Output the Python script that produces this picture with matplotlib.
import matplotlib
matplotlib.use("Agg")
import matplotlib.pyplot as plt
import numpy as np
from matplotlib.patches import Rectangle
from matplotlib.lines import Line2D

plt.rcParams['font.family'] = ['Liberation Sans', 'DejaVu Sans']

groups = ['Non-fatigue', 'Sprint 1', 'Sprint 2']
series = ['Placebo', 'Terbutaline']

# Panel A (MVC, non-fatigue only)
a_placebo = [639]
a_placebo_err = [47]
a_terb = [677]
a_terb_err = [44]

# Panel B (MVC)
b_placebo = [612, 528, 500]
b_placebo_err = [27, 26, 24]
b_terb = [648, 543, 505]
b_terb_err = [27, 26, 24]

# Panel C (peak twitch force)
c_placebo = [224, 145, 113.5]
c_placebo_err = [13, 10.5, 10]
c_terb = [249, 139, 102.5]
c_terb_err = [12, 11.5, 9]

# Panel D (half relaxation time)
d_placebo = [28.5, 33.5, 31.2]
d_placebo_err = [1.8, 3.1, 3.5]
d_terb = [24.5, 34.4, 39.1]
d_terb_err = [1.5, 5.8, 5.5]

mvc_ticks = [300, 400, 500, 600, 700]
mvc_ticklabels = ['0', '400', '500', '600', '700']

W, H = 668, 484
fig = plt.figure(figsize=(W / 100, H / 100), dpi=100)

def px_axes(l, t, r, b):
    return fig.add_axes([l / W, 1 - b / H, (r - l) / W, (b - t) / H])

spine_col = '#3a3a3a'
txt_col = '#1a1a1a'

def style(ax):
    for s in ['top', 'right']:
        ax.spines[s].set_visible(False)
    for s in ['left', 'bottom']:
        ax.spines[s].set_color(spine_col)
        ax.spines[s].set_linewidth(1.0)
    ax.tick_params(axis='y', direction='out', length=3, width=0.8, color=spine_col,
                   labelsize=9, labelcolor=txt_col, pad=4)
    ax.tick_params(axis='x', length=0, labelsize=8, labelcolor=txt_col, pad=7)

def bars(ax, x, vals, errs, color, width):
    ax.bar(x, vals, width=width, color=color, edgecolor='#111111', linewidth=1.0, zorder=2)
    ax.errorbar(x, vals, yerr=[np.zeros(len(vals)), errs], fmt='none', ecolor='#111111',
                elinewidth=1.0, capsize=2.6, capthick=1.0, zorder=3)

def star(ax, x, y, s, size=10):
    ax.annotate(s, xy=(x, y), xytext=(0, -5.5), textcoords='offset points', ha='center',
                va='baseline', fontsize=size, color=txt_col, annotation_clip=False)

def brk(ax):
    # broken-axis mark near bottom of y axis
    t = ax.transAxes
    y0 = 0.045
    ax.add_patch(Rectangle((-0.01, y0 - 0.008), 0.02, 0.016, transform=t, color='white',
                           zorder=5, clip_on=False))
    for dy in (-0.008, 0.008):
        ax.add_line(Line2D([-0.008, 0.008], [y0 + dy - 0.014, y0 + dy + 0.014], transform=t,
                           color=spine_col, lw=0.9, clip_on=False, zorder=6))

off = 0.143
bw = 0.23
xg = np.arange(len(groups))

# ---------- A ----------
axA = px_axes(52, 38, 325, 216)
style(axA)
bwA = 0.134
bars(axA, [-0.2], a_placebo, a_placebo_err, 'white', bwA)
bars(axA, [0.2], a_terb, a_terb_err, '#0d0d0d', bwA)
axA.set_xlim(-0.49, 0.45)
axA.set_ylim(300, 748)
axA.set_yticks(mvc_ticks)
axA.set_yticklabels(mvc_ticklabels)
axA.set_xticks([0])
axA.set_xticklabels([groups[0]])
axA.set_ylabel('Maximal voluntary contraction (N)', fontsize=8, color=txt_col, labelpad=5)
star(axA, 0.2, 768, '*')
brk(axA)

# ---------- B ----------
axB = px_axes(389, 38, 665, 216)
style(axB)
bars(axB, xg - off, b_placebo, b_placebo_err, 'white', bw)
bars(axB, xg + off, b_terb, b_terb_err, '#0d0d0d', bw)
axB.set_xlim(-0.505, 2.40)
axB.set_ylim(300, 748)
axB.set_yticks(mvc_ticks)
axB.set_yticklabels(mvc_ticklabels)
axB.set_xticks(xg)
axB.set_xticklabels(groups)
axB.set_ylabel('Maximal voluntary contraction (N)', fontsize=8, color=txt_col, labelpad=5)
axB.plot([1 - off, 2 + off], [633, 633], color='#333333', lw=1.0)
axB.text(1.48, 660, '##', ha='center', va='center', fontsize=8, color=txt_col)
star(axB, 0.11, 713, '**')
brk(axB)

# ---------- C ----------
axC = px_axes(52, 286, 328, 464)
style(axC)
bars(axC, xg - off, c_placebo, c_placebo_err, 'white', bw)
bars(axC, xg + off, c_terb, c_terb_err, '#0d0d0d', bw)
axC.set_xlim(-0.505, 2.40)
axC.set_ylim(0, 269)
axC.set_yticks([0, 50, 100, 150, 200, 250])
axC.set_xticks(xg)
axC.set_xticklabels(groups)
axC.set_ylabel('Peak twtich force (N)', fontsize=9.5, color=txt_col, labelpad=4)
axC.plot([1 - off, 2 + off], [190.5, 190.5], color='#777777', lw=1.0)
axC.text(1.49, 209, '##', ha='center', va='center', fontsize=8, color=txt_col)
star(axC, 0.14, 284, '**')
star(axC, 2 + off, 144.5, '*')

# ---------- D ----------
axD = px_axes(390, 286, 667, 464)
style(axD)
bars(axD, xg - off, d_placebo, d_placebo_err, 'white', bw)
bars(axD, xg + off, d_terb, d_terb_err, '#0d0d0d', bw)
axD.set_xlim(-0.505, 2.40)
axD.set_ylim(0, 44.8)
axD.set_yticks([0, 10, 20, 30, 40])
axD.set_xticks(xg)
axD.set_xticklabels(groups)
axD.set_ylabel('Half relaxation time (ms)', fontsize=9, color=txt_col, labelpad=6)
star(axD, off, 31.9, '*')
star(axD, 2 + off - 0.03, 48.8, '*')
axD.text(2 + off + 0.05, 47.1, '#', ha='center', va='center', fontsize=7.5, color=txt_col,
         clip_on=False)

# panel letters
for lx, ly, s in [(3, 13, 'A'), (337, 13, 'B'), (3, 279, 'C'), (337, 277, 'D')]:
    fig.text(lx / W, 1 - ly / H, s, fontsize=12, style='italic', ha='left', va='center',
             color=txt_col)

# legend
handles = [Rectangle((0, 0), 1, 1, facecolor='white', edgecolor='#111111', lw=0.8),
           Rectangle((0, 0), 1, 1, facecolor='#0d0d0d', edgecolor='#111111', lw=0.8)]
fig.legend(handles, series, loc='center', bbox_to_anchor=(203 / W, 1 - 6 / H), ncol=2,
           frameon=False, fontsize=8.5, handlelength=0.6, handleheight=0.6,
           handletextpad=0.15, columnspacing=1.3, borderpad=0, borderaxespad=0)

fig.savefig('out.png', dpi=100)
--
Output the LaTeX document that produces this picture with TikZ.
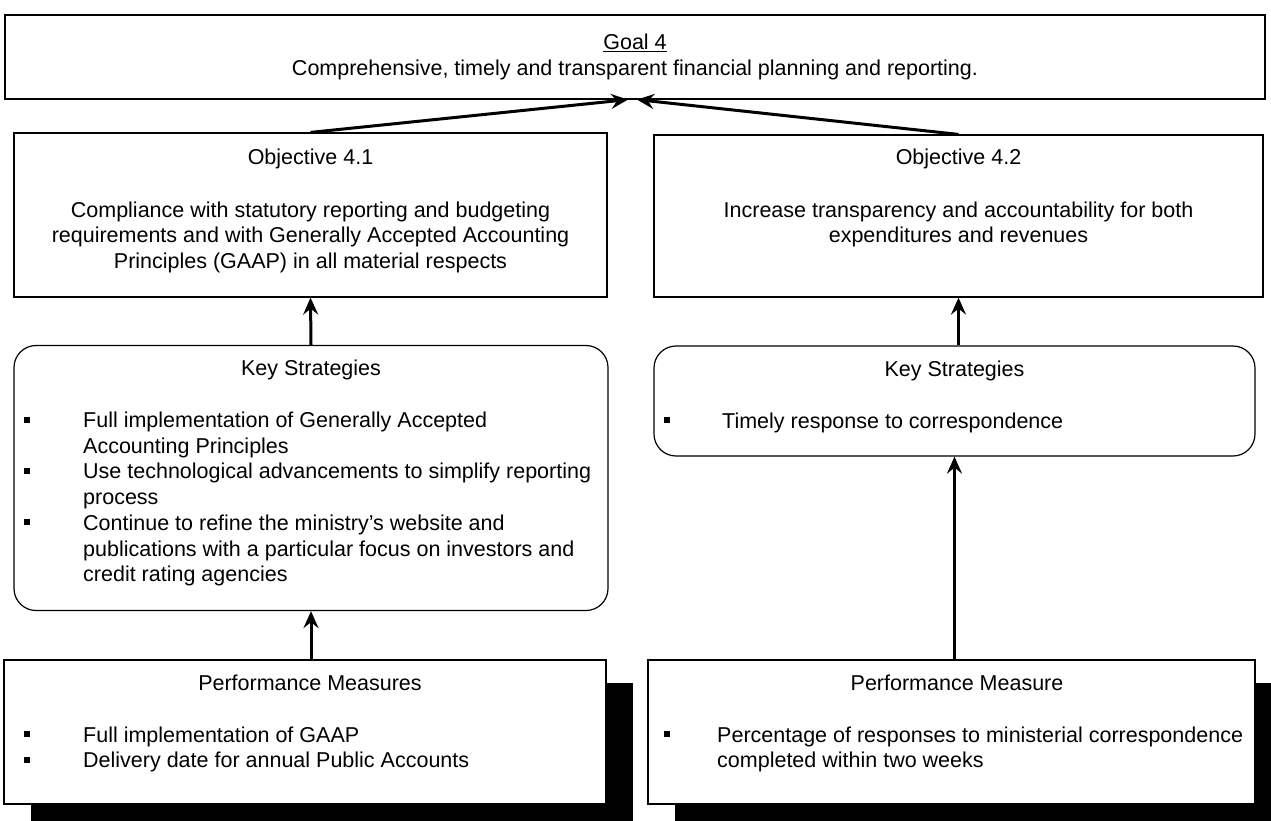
==
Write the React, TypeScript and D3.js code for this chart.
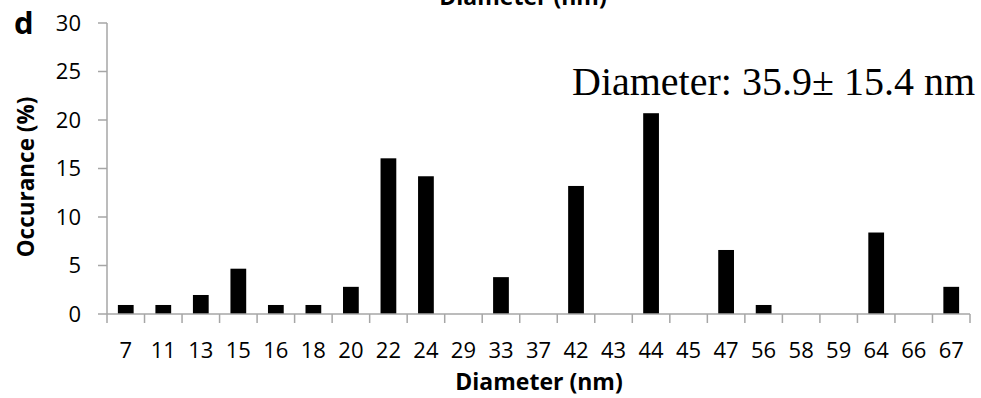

(Instruction):
Report back each line of the entries that holds the string "produces".

(Response to this exercise):
Output the Python script that produces this picture with matplotlib.
Output the LaTeX document that produces this picture with TikZ.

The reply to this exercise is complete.